Volvo Trucks’ Alm Maps Out Strategies to Meet Net Zero Carbon at ACT Expo

May 20, 2024

Decarbonization of the transportation sector is always on the agenda in more ways than one at ACT Expo, and keynote speaker Roger Alm, president of Volvo Trucks, was not one to shy away from it during his presentation on the opening day of the 2024 event.

“This is our biggest challenge ever, both to meet this demand and to reduce emissions,” said Alm. “I’m convinced that we can do this by working together. It all starts with realizing the problem and then [committing] to huge changes ­– the Volvo group has committed to huge changes.”

Echoing an earlier charge from Volvo Trucks to only produce zero-emission trucks starting in 2040, Alm went on to predict a 40% reduction in CO2 by 2030, a transformation that will look differently depending on which part of the world you are discussing.

“The customers will have different situations and different solutions. We believe three technologies are needed to reach net zero: battery electric, fuel cell electric, and combustion engines running on renewable fuels,” he added.

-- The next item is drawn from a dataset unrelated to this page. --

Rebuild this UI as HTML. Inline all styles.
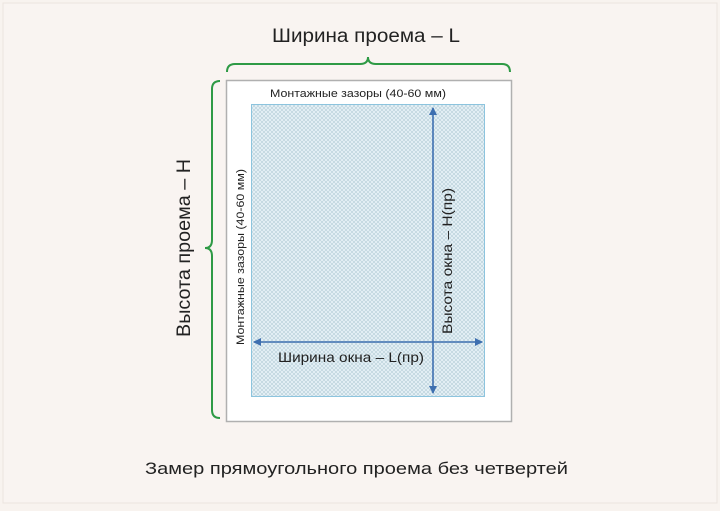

Focusing on the internal combustion engine, Alm pointed to the fact that this technology has evolved to offer “massive fuel reductions,” stating the industry needs “to stop burning fossil fuel and switch to renewable fuels.” He also pointed to advancements in hydrogen as an option to further reduce emissions, but then emphasized that battery-electric trucks are the main solution to reach the industry’s goal of zero emissions.

“We are continuing to make big steps to accelerate our electric development. We have a leading position in electrical truck market, with a market share of 44% in the United States.”

Alm then turned his attention to vehicle charging infrastructure, calling on the public and private sector to invest and build an increasing number of necessary charging stations to power the growing number of battery-electric vehicles. The development of green energy solutions and availability of federal incentives were also highlighted as necessary to making this move to net zero a reality.

Efficiency, a concept all fleets strive for, become a point of order as well, with Alm describing a scenario the OEM is testing to get the most out of their electric trucks.

“Imagine if we could increase the efficiency and utilize the trucks full potential. There are some interesting ways to address the problem of transport inefficiency,” explained Alem, pointing to a method that Vovlo is testing that involves splitting up longer distance routes into shorter legs. “It involves creating loops for the trucks to swap trailers at the charging stations where they be then returned back to the starting point again. This makes it possible to work with more shifts and to utilize the electric truck more efficient.”

Later that evening, Volvo announced the creation of Volvo on Demand, a new Truck-as-a-Service (TaaS) business model for fleets looking to electrify their operations.